■ **Source data**:
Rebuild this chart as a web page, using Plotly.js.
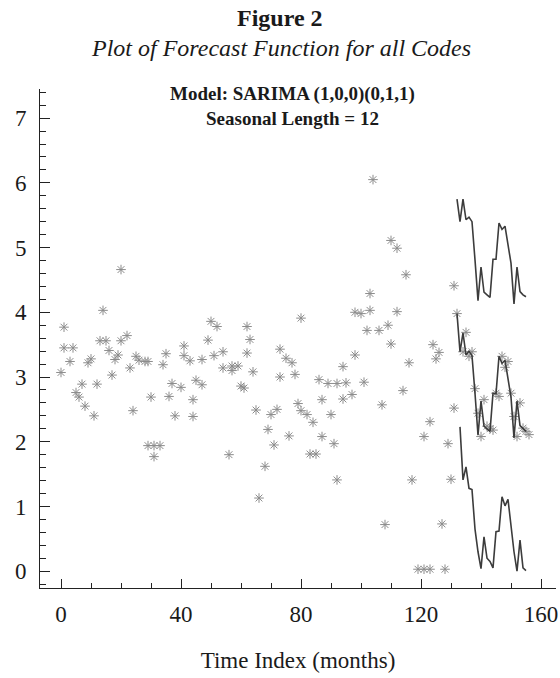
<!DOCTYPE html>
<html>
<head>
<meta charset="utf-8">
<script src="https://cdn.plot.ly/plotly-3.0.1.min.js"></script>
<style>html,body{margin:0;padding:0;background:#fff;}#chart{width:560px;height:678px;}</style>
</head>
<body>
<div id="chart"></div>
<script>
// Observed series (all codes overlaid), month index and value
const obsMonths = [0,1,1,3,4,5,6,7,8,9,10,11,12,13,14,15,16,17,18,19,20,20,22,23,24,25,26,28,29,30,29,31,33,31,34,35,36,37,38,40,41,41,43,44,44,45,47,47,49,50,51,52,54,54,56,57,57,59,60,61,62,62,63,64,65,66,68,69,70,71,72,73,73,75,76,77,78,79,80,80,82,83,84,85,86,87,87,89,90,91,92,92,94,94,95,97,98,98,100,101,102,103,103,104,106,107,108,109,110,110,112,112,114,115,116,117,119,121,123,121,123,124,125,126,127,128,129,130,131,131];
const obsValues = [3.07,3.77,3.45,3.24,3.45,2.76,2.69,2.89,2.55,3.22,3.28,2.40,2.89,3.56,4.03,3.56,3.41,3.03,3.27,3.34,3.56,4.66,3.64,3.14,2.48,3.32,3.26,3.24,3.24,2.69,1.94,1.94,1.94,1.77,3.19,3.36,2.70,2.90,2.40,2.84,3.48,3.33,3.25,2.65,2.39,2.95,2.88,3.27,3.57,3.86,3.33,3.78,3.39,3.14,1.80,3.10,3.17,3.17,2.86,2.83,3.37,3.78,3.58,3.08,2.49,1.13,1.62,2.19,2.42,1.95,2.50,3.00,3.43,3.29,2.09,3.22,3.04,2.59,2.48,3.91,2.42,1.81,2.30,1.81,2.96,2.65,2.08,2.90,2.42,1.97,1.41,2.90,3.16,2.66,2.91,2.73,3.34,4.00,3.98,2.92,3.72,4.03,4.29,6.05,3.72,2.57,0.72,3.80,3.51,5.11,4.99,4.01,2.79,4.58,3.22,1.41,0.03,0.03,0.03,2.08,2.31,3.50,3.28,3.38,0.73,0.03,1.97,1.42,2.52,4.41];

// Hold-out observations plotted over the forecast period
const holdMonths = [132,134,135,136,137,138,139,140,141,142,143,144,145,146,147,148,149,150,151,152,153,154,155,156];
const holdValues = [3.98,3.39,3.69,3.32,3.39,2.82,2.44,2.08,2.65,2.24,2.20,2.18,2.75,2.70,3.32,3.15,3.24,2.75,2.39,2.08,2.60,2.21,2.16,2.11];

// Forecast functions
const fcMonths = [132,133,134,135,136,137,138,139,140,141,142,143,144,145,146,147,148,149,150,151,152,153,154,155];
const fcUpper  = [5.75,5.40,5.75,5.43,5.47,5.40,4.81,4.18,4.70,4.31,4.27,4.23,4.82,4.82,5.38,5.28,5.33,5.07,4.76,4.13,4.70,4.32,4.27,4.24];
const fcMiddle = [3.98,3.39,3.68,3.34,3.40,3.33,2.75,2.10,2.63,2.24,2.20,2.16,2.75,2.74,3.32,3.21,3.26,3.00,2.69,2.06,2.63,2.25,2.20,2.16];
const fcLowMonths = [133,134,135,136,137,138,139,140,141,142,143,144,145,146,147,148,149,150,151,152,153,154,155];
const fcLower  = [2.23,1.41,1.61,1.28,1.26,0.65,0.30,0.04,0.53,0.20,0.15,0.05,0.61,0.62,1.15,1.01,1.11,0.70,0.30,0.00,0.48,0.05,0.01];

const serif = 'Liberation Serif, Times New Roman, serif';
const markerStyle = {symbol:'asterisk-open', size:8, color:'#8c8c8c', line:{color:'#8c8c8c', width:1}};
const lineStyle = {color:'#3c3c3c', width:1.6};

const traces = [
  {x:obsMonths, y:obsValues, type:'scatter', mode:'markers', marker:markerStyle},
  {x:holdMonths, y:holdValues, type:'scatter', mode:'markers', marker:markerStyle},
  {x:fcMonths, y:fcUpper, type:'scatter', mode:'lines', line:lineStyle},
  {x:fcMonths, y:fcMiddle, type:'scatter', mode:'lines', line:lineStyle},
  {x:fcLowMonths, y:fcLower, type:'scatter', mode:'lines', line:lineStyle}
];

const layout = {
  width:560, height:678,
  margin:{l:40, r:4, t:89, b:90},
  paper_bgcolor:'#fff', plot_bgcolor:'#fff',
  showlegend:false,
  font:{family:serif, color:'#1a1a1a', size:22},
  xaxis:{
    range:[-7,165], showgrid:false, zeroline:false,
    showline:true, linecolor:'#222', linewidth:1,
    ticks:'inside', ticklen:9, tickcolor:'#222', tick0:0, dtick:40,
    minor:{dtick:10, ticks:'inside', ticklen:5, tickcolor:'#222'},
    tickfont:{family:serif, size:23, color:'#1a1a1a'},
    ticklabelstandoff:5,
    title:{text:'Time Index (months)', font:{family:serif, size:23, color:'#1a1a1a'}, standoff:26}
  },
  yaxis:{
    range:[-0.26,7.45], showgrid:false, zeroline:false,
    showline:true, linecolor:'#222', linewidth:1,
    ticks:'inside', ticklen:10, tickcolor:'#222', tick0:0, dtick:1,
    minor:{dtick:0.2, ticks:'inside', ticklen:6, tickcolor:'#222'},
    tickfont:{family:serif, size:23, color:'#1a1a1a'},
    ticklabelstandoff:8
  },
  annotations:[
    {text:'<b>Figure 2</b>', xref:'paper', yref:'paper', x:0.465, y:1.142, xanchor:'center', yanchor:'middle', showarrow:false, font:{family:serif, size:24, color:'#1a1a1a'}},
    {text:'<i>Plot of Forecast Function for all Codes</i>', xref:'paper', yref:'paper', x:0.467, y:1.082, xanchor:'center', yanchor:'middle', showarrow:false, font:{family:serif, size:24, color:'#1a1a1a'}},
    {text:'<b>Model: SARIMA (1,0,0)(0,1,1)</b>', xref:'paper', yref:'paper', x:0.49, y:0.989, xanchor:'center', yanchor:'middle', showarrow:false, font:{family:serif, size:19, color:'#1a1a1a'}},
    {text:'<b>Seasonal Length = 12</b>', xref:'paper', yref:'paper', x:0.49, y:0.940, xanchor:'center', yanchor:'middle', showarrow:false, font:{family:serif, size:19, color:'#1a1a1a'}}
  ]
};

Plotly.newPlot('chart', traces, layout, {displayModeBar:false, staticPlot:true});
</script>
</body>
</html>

■ **Exercise requirements**: Leave out the pictures and copy the rest of the material above exactly.

■ **Response below**:
Rebuild this chart as a web page, using Plotly.js.
<!DOCTYPE html>
<html>
<head>
<meta charset="utf-8">
<script src="https://cdn.plot.ly/plotly-3.0.1.min.js"></script>
<style>html,body{margin:0;padding:0;background:#fff;}#chart{width:560px;height:678px;}</style>
</head>
<body>
<div id="chart"></div>
<script>
// Observed series (all codes overlaid), month index and value
const obsMonths = [0,1,1,3,4,5,6,7,8,9,10,11,12,13,14,15,16,17,18,19,20,20,22,23,24,25,26,28,29,30,29,31,33,31,34,35,36,37,38,40,41,41,43,44,44,45,47,47,49,50,51,52,54,54,56,57,57,59,60,61,62,62,63,64,65,66,68,69,70,71,72,73,73,75,76,77,78,79,80,80,82,83,84,85,86,87,87,89,90,91,92,92,94,94,95,97,98,98,100,101,102,103,103,104,106,107,108,109,110,110,112,112,114,115,116,117,119,121,123,121,123,124,125,126,127,128,129,130,131,131];
const obsValues = [3.07,3.77,3.45,3.24,3.45,2.76,2.69,2.89,2.55,3.22,3.28,2.40,2.89,3.56,4.03,3.56,3.41,3.03,3.27,3.34,3.56,4.66,3.64,3.14,2.48,3.32,3.26,3.24,3.24,2.69,1.94,1.94,1.94,1.77,3.19,3.36,2.70,2.90,2.40,2.84,3.48,3.33,3.25,2.65,2.39,2.95,2.88,3.27,3.57,3.86,3.33,3.78,3.39,3.14,1.80,3.10,3.17,3.17,2.86,2.83,3.37,3.78,3.58,3.08,2.49,1.13,1.62,2.19,2.42,1.95,2.50,3.00,3.43,3.29,2.09,3.22,3.04,2.59,2.48,3.91,2.42,1.81,2.30,1.81,2.96,2.65,2.08,2.90,2.42,1.97,1.41,2.90,3.16,2.66,2.91,2.73,3.34,4.00,3.98,2.92,3.72,4.03,4.29,6.05,3.72,2.57,0.72,3.80,3.51,5.11,4.99,4.01,2.79,4.58,3.22,1.41,0.03,0.03,0.03,2.08,2.31,3.50,3.28,3.38,0.73,0.03,1.97,1.42,2.52,4.41];

// Hold-out observations plotted over the forecast period
const holdMonths = [132,134,135,136,137,138,139,140,141,142,143,144,145,146,147,148,149,150,151,152,153,154,155,156];
const holdValues = [3.98,3.39,3.69,3.32,3.39,2.82,2.44,2.08,2.65,2.24,2.20,2.18,2.75,2.70,3.32,3.15,3.24,2.75,2.39,2.08,2.60,2.21,2.16,2.11];

// Forecast functions
const fcMonths = [132,133,134,135,136,137,138,139,140,141,142,143,144,145,146,147,148,149,150,151,152,153,154,155];
const fcUpper  = [5.75,5.40,5.75,5.43,5.47,5.40,4.81,4.18,4.70,4.31,4.27,4.23,4.82,4.82,5.38,5.28,5.33,5.07,4.76,4.13,4.70,4.32,4.27,4.24];
const fcMiddle = [3.98,3.39,3.68,3.34,3.40,3.33,2.75,2.10,2.63,2.24,2.20,2.16,2.75,2.74,3.32,3.21,3.26,3.00,2.69,2.06,2.63,2.25,2.20,2.16];
const fcLowMonths = [133,134,135,136,137,138,139,140,141,142,143,144,145,146,147,148,149,150,151,152,153,154,155];
const fcLower  = [2.23,1.41,1.61,1.28,1.26,0.65,0.30,0.04,0.53,0.20,0.15,0.05,0.61,0.62,1.15,1.01,1.11,0.70,0.30,0.00,0.48,0.05,0.01];

const serif = 'Liberation Serif, Times New Roman, serif';
const markerStyle = {symbol:'asterisk-open', size:8, color:'#8c8c8c', line:{color:'#8c8c8c', width:1}};
const lineStyle = {color:'#3c3c3c', width:1.6};

const traces = [
  {x:obsMonths, y:obsValues, type:'scatter', mode:'markers', marker:markerStyle},
  {x:holdMonths, y:holdValues, type:'scatter', mode:'markers', marker:markerStyle},
  {x:fcMonths, y:fcUpper, type:'scatter', mode:'lines', line:lineStyle},
  {x:fcMonths, y:fcMiddle, type:'scatter', mode:'lines', line:lineStyle},
  {x:fcLowMonths, y:fcLower, type:'scatter', mode:'lines', line:lineStyle}
];

const layout = {
  width:560, height:678,
  margin:{l:40, r:4, t:89, b:90},
  paper_bgcolor:'#fff', plot_bgcolor:'#fff',
  showlegend:false,
  font:{family:serif, color:'#1a1a1a', size:22},
  xaxis:{
    range:[-7,165], showgrid:false, zeroline:false,
    showline:true, linecolor:'#222', linewidth:1,
    ticks:'inside', ticklen:9, tickcolor:'#222', tick0:0, dtick:40,
    minor:{dtick:10, ticks:'inside', ticklen:5, tickcolor:'#222'},
    tickfont:{family:serif, size:23, color:'#1a1a1a'},
    ticklabelstandoff:5,
    title:{text:'Time Index (months)', font:{family:serif, size:23, color:'#1a1a1a'}, standoff:26}
  },
  yaxis:{
    range:[-0.26,7.45], showgrid:false, zeroline:false,
    showline:true, linecolor:'#222', linewidth:1,
    ticks:'inside', ticklen:10, tickcolor:'#222', tick0:0, dtick:1,
    minor:{dtick:0.2, ticks:'inside', ticklen:6, tickcolor:'#222'},
    tickfont:{family:serif, size:23, color:'#1a1a1a'},
    ticklabelstandoff:8
  },
  annotations:[
    {text:'<b>Figure 2</b>', xref:'paper', yref:'paper', x:0.465, y:1.142, xanchor:'center', yanchor:'middle', showarrow:false, font:{family:serif, size:24, color:'#1a1a1a'}},
    {text:'<i>Plot of Forecast Function for all Codes</i>', xref:'paper', yref:'paper', x:0.467, y:1.082, xanchor:'center', yanchor:'middle', showarrow:false, font:{family:serif, size:24, color:'#1a1a1a'}},
    {text:'<b>Model: SARIMA (1,0,0)(0,1,1)</b>', xref:'paper', yref:'paper', x:0.49, y:0.989, xanchor:'center', yanchor:'middle', showarrow:false, font:{family:serif, size:19, color:'#1a1a1a'}},
    {text:'<b>Seasonal Length = 12</b>', xref:'paper', yref:'paper', x:0.49, y:0.940, xanchor:'center', yanchor:'middle', showarrow:false, font:{family:serif, size:19, color:'#1a1a1a'}}
  ]
};

Plotly.newPlot('chart', traces, layout, {displayModeBar:false, staticPlot:true});
</script>
</body>
</html>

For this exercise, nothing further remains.